▶ **GIVEN TASK**
Lift out each line of the data that holds "this".

+++ DATA SUPPLIED

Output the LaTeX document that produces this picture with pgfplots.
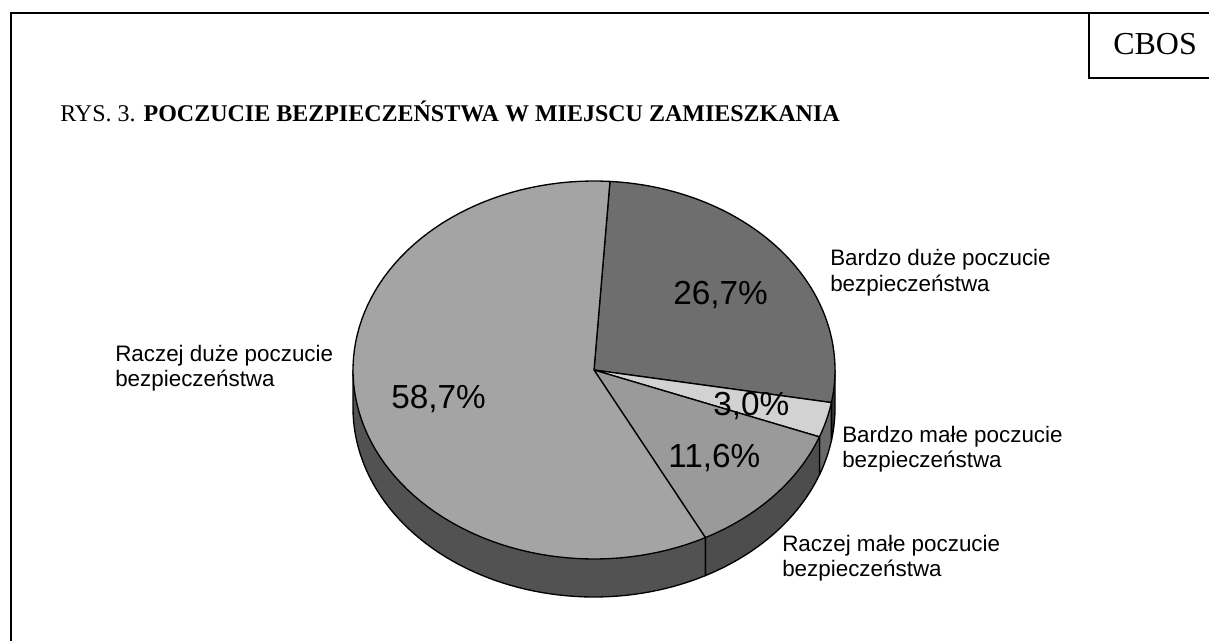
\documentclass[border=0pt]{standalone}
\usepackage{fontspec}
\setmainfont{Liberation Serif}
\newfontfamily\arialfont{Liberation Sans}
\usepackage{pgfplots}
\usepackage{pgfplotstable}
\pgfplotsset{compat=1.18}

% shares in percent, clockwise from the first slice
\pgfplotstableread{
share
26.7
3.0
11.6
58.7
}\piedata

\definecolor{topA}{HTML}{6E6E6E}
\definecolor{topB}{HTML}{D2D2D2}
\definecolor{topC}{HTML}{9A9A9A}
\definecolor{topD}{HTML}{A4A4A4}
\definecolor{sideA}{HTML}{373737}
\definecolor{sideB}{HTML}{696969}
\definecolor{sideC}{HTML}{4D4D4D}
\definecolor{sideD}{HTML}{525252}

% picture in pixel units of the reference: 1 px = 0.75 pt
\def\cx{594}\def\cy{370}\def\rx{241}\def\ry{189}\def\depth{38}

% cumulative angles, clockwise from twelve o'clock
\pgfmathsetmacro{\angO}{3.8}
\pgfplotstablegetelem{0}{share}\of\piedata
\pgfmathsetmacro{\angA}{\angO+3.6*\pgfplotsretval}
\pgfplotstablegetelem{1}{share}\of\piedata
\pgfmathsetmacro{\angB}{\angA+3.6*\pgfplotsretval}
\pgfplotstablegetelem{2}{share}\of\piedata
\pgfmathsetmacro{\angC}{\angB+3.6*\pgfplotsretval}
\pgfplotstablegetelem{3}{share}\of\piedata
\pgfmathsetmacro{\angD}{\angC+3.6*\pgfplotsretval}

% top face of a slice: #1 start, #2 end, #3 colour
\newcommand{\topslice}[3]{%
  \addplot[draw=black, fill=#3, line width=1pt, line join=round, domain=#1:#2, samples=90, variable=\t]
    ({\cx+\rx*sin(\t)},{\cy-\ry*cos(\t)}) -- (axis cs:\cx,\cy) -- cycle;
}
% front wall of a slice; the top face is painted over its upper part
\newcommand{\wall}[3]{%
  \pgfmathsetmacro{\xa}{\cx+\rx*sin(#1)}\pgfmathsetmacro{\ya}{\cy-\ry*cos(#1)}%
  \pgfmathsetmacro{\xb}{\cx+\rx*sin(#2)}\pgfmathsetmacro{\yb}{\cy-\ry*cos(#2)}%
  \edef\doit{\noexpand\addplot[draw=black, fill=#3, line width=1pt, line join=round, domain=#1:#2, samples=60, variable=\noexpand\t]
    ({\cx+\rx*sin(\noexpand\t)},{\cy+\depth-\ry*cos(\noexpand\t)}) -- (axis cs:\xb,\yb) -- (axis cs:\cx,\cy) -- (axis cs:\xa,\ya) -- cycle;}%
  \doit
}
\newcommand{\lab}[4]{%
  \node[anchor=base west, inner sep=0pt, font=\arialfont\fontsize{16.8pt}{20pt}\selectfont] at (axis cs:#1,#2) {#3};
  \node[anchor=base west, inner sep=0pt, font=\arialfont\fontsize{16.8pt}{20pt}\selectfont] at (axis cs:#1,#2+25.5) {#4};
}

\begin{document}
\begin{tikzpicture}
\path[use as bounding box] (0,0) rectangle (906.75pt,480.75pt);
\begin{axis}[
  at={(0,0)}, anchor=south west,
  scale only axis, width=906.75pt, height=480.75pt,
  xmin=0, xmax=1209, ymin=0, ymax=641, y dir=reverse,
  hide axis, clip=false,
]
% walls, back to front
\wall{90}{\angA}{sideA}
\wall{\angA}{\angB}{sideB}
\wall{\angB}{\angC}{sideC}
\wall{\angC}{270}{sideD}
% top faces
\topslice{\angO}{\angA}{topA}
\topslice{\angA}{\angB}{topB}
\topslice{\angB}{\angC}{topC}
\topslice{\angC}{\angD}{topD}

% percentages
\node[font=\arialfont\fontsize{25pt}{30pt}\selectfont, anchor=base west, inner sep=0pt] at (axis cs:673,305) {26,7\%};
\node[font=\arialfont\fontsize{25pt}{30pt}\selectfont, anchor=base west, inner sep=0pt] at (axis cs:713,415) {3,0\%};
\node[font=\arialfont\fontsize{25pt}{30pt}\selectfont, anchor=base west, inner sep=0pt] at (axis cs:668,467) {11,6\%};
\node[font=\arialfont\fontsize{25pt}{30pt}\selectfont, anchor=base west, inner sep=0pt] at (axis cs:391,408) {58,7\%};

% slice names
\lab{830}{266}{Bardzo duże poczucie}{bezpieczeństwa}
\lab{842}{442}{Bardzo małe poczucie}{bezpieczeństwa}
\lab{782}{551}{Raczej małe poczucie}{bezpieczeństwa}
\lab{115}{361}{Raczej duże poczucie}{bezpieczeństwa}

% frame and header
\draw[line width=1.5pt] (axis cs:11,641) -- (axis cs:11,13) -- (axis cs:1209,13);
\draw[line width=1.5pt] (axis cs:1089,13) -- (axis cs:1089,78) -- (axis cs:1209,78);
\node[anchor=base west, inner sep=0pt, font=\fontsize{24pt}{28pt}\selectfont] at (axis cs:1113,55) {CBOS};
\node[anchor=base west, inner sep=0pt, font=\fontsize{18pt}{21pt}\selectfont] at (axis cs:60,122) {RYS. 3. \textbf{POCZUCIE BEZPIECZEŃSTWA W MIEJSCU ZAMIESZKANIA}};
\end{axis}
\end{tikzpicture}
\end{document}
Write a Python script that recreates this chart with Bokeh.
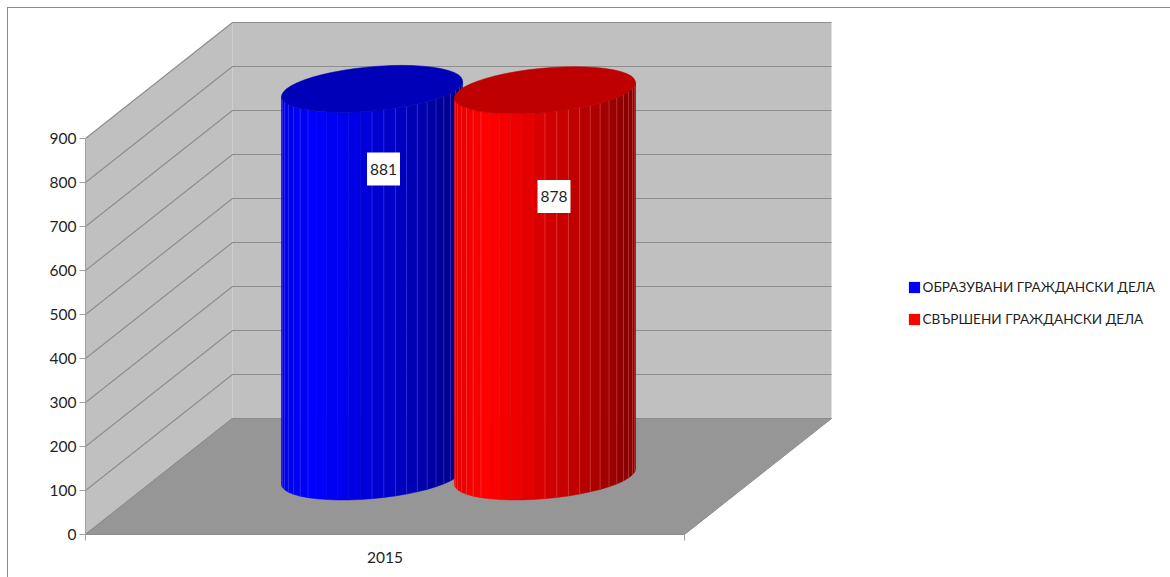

++++++

▶ **ANSWER BELOW**
Output the LaTeX document that produces this picture with pgfplots.
Write a Python script that recreates this chart with Bokeh.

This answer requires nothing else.